> DATA EXTRACT
# # # #
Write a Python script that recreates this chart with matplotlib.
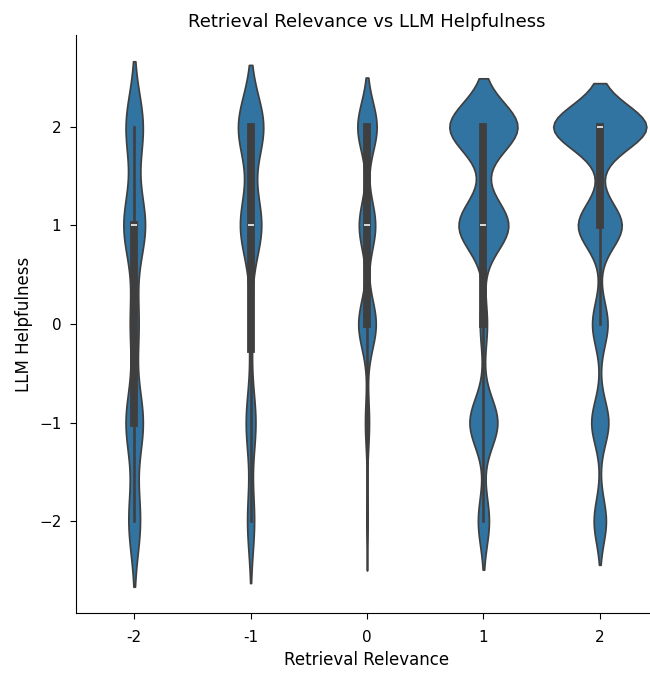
import numpy as np
import pandas as pd
import matplotlib
matplotlib.use("Agg")
import matplotlib.pyplot as plt
import seaborn as sns

# Helpfulness score levels and, for each retrieval-relevance level,
# how many responses received each helpfulness score.
helpfulness_levels = [-2, -1, 0, 1, 2]
relevance_levels = [-2, -1, 0, 1, 2]

counts_rel_m2 = [205, 305, 151, 382, 304]
counts_rel_m1 = [165, 229, 78, 504, 600]
counts_rel_0 = [26, 82, 360, 336, 396]
counts_rel_p1 = [285, 722, 185, 1287, 1761]
counts_rel_p2 = [390, 546, 494, 1398, 2972]

all_counts = [counts_rel_m2, counts_rel_m1, counts_rel_0, counts_rel_p1, counts_rel_p2]

rel_col, help_col = [], []
for rel, cnts in zip(relevance_levels, all_counts):
    rel_col.extend([rel] * int(np.sum(cnts)))
    help_col.extend(np.repeat(helpfulness_levels, cnts).tolist())

df = pd.DataFrame({"Retrieval Relevance": rel_col, "LLM Helpfulness": help_col})

plt.rcParams.update({
    "xtick.labelsize": 11,
    "ytick.labelsize": 11,
    "axes.labelsize": 12,
    "axes.titlesize": 13,
    "xtick.major.size": 4.5,
    "ytick.major.size": 4.5,
    "xtick.major.pad": 8,
    "ytick.major.pad": 6,
})

fig = plt.figure(figsize=(6.5, 6.73), dpi=100)
ax = fig.add_axes([76 / 650, (673 - 613) / 673, 582 / 650, (613 - 35) / 673])

sns.violinplot(data=df, x="Retrieval Relevance", y="LLM Helpfulness",
               density_norm="count", ax=ax)
sns.despine(ax=ax)
ax.set_title("Retrieval Relevance vs LLM Helpfulness")

fig.savefig("out.png", dpi=100)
# # # #
The data above needs to be retyped exactly, with the images left out.

> EXERCISE SOLUTION
Write a Python script that recreates this chart with matplotlib.
import numpy as np
import pandas as pd
import matplotlib
matplotlib.use("Agg")
import matplotlib.pyplot as plt
import seaborn as sns

# Helpfulness score levels and, for each retrieval-relevance level,
# how many responses received each helpfulness score.
helpfulness_levels = [-2, -1, 0, 1, 2]
relevance_levels = [-2, -1, 0, 1, 2]

counts_rel_m2 = [205, 305, 151, 382, 304]
counts_rel_m1 = [165, 229, 78, 504, 600]
counts_rel_0 = [26, 82, 360, 336, 396]
counts_rel_p1 = [285, 722, 185, 1287, 1761]
counts_rel_p2 = [390, 546, 494, 1398, 2972]

all_counts = [counts_rel_m2, counts_rel_m1, counts_rel_0, counts_rel_p1, counts_rel_p2]

rel_col, help_col = [], []
for rel, cnts in zip(relevance_levels, all_counts):
    rel_col.extend([rel] * int(np.sum(cnts)))
    help_col.extend(np.repeat(helpfulness_levels, cnts).tolist())

df = pd.DataFrame({"Retrieval Relevance": rel_col, "LLM Helpfulness": help_col})

plt.rcParams.update({
    "xtick.labelsize": 11,
    "ytick.labelsize": 11,
    "axes.labelsize": 12,
    "axes.titlesize": 13,
    "xtick.major.size": 4.5,
    "ytick.major.size": 4.5,
    "xtick.major.pad": 8,
    "ytick.major.pad": 6,
})

fig = plt.figure(figsize=(6.5, 6.73), dpi=100)
ax = fig.add_axes([76 / 650, (673 - 613) / 673, 582 / 650, (613 - 35) / 673])

sns.violinplot(data=df, x="Retrieval Relevance", y="LLM Helpfulness",
               density_norm="count", ax=ax)
sns.despine(ax=ax)
ax.set_title("Retrieval Relevance vs LLM Helpfulness")

fig.savefig("out.png", dpi=100)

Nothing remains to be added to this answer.